# PROBLEM DESCRIPTION:
Print the listing below in its entirety, character for character.

________________

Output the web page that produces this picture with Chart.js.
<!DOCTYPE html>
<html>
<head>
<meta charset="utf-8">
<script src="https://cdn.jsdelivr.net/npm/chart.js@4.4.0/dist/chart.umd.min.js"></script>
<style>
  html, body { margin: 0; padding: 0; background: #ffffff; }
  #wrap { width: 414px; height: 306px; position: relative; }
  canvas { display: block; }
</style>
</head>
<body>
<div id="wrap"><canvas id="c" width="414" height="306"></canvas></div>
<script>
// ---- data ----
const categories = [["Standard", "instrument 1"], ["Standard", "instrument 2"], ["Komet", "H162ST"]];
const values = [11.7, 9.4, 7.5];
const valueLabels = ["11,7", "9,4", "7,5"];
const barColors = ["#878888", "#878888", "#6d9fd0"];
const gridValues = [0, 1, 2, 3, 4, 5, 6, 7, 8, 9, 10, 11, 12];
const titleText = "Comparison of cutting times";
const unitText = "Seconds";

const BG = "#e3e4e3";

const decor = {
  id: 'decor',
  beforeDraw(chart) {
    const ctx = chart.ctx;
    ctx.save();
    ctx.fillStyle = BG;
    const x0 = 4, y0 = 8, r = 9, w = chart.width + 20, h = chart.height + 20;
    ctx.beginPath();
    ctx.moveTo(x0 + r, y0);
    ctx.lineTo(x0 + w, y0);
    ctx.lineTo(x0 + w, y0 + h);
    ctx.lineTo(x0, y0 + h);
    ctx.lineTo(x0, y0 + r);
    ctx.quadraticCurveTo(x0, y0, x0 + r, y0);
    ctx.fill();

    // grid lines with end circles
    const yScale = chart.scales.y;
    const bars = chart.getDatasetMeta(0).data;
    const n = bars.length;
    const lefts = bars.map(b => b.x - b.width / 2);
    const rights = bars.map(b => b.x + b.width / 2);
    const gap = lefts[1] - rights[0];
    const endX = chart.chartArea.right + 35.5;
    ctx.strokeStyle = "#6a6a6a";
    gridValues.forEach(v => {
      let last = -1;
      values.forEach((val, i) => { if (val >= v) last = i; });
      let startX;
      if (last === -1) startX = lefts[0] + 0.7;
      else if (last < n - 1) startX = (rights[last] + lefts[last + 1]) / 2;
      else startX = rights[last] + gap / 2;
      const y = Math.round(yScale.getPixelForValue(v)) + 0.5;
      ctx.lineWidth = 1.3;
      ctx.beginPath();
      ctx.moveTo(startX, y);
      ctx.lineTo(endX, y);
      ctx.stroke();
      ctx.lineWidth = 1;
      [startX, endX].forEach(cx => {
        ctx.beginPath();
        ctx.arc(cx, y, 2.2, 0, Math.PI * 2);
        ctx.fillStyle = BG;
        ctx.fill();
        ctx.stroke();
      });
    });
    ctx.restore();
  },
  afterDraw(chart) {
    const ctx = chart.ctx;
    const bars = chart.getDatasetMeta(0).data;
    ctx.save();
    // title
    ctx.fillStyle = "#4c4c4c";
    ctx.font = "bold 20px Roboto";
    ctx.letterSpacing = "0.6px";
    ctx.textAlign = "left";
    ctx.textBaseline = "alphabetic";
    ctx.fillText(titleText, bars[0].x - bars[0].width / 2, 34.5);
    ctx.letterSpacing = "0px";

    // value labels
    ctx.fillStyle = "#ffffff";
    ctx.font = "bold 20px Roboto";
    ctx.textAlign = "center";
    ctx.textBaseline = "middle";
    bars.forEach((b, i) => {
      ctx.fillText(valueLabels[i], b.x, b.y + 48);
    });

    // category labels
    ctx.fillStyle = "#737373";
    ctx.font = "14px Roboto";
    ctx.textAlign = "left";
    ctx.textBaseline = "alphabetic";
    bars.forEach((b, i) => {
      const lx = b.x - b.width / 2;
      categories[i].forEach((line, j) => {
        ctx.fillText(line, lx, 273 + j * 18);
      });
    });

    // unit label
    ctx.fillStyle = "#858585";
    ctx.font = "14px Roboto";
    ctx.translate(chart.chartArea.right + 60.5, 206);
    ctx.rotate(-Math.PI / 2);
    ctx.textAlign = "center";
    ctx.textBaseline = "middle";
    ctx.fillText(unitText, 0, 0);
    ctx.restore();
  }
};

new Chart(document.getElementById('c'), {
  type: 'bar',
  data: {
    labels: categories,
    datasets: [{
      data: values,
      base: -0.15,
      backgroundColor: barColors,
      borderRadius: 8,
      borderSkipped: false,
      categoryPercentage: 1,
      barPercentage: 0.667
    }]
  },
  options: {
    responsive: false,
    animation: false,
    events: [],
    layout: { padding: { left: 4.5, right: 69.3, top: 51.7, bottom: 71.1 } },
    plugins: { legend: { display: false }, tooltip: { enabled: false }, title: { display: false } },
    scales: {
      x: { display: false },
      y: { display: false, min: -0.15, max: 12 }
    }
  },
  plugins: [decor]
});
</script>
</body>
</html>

________________

# IN RESPONSE:
Output the web page that produces this picture with Chart.js.
<!DOCTYPE html>
<html>
<head>
<meta charset="utf-8">
<script src="https://cdn.jsdelivr.net/npm/chart.js@4.4.0/dist/chart.umd.min.js"></script>
<style>
  html, body { margin: 0; padding: 0; background: #ffffff; }
  #wrap { width: 414px; height: 306px; position: relative; }
  canvas { display: block; }
</style>
</head>
<body>
<div id="wrap"><canvas id="c" width="414" height="306"></canvas></div>
<script>
// ---- data ----
const categories = [["Standard", "instrument 1"], ["Standard", "instrument 2"], ["Komet", "H162ST"]];
const values = [11.7, 9.4, 7.5];
const valueLabels = ["11,7", "9,4", "7,5"];
const barColors = ["#878888", "#878888", "#6d9fd0"];
const gridValues = [0, 1, 2, 3, 4, 5, 6, 7, 8, 9, 10, 11, 12];
const titleText = "Comparison of cutting times";
const unitText = "Seconds";

const BG = "#e3e4e3";

const decor = {
  id: 'decor',
  beforeDraw(chart) {
    const ctx = chart.ctx;
    ctx.save();
    ctx.fillStyle = BG;
    const x0 = 4, y0 = 8, r = 9, w = chart.width + 20, h = chart.height + 20;
    ctx.beginPath();
    ctx.moveTo(x0 + r, y0);
    ctx.lineTo(x0 + w, y0);
    ctx.lineTo(x0 + w, y0 + h);
    ctx.lineTo(x0, y0 + h);
    ctx.lineTo(x0, y0 + r);
    ctx.quadraticCurveTo(x0, y0, x0 + r, y0);
    ctx.fill();

    // grid lines with end circles
    const yScale = chart.scales.y;
    const bars = chart.getDatasetMeta(0).data;
    const n = bars.length;
    const lefts = bars.map(b => b.x - b.width / 2);
    const rights = bars.map(b => b.x + b.width / 2);
    const gap = lefts[1] - rights[0];
    const endX = chart.chartArea.right + 35.5;
    ctx.strokeStyle = "#6a6a6a";
    gridValues.forEach(v => {
      let last = -1;
      values.forEach((val, i) => { if (val >= v) last = i; });
      let startX;
      if (last === -1) startX = lefts[0] + 0.7;
      else if (last < n - 1) startX = (rights[last] + lefts[last + 1]) / 2;
      else startX = rights[last] + gap / 2;
      const y = Math.round(yScale.getPixelForValue(v)) + 0.5;
      ctx.lineWidth = 1.3;
      ctx.beginPath();
      ctx.moveTo(startX, y);
      ctx.lineTo(endX, y);
      ctx.stroke();
      ctx.lineWidth = 1;
      [startX, endX].forEach(cx => {
        ctx.beginPath();
        ctx.arc(cx, y, 2.2, 0, Math.PI * 2);
        ctx.fillStyle = BG;
        ctx.fill();
        ctx.stroke();
      });
    });
    ctx.restore();
  },
  afterDraw(chart) {
    const ctx = chart.ctx;
    const bars = chart.getDatasetMeta(0).data;
    ctx.save();
    // title
    ctx.fillStyle = "#4c4c4c";
    ctx.font = "bold 20px Roboto";
    ctx.letterSpacing = "0.6px";
    ctx.textAlign = "left";
    ctx.textBaseline = "alphabetic";
    ctx.fillText(titleText, bars[0].x - bars[0].width / 2, 34.5);
    ctx.letterSpacing = "0px";

    // value labels
    ctx.fillStyle = "#ffffff";
    ctx.font = "bold 20px Roboto";
    ctx.textAlign = "center";
    ctx.textBaseline = "middle";
    bars.forEach((b, i) => {
      ctx.fillText(valueLabels[i], b.x, b.y + 48);
    });

    // category labels
    ctx.fillStyle = "#737373";
    ctx.font = "14px Roboto";
    ctx.textAlign = "left";
    ctx.textBaseline = "alphabetic";
    bars.forEach((b, i) => {
      const lx = b.x - b.width / 2;
      categories[i].forEach((line, j) => {
        ctx.fillText(line, lx, 273 + j * 18);
      });
    });

    // unit label
    ctx.fillStyle = "#858585";
    ctx.font = "14px Roboto";
    ctx.translate(chart.chartArea.right + 60.5, 206);
    ctx.rotate(-Math.PI / 2);
    ctx.textAlign = "center";
    ctx.textBaseline = "middle";
    ctx.fillText(unitText, 0, 0);
    ctx.restore();
  }
};

new Chart(document.getElementById('c'), {
  type: 'bar',
  data: {
    labels: categories,
    datasets: [{
      data: values,
      base: -0.15,
      backgroundColor: barColors,
      borderRadius: 8,
      borderSkipped: false,
      categoryPercentage: 1,
      barPercentage: 0.667
    }]
  },
  options: {
    responsive: false,
    animation: false,
    events: [],
    layout: { padding: { left: 4.5, right: 69.3, top: 51.7, bottom: 71.1 } },
    plugins: { legend: { display: false }, tooltip: { enabled: false }, title: { display: false } },
    scales: {
      x: { display: false },
      y: { display: false, min: -0.15, max: 12 }
    }
  },
  plugins: [decor]
});
</script>
</body>
</html>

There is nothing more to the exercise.